As the world ramps up to the still possible FATCA roll-out in January 2014, there appear to be changes underway to avoid US dollar denominated transactions:
1) Swiss banks are attempting to become major players in trading of the Chinese currency, according to news reports last week. A result of increased trading in renminbi is that transactions will be settled directly between two currencies, without going through the USD or being settled in USD, as I understand it.
2) UBS announced today that it is stopping its US dollar transaction business in Switzerland which involve third-party (correspondent) banks, although it plans to continue to offer this service to its UBS end-customers. It advised that this is a commercial decision. It would seem that this would also reduce their risk of working with potential non-FATCA compliant banks.
I expect that there will be more reports of banks avoiding the USD to reduce potential FATCA risk with its draconian penalties.
Best to close and US dollar accounts, eh?

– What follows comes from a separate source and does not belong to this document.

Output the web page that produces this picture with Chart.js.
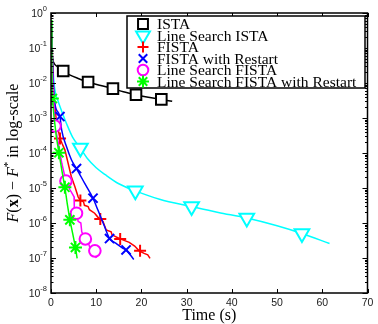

Innocente, there was a post on Zero Hedge yesterday about the Chinese making a run for world reserve currency status and that several countries are looking to trade directly with them and cutting out the USD middleman. Australia does already.
But, these transactions only make up 12% of the world’s financial transactions sans the USD and as some in the comments pointed out – fairly correctly – the USG maintains its stranglehold on world currency status via its military might (remember that the USG spends as much on maintaining its military as the next 20 countries that follow it combined). From a historical standpoint, world currency status goes to the reigning military superpower and that’s not China … yet anyway … though I have every confidence that even as we debate here, there are countries scheming work arounds of the US, their economy, their financial sector and their dollar. Someday.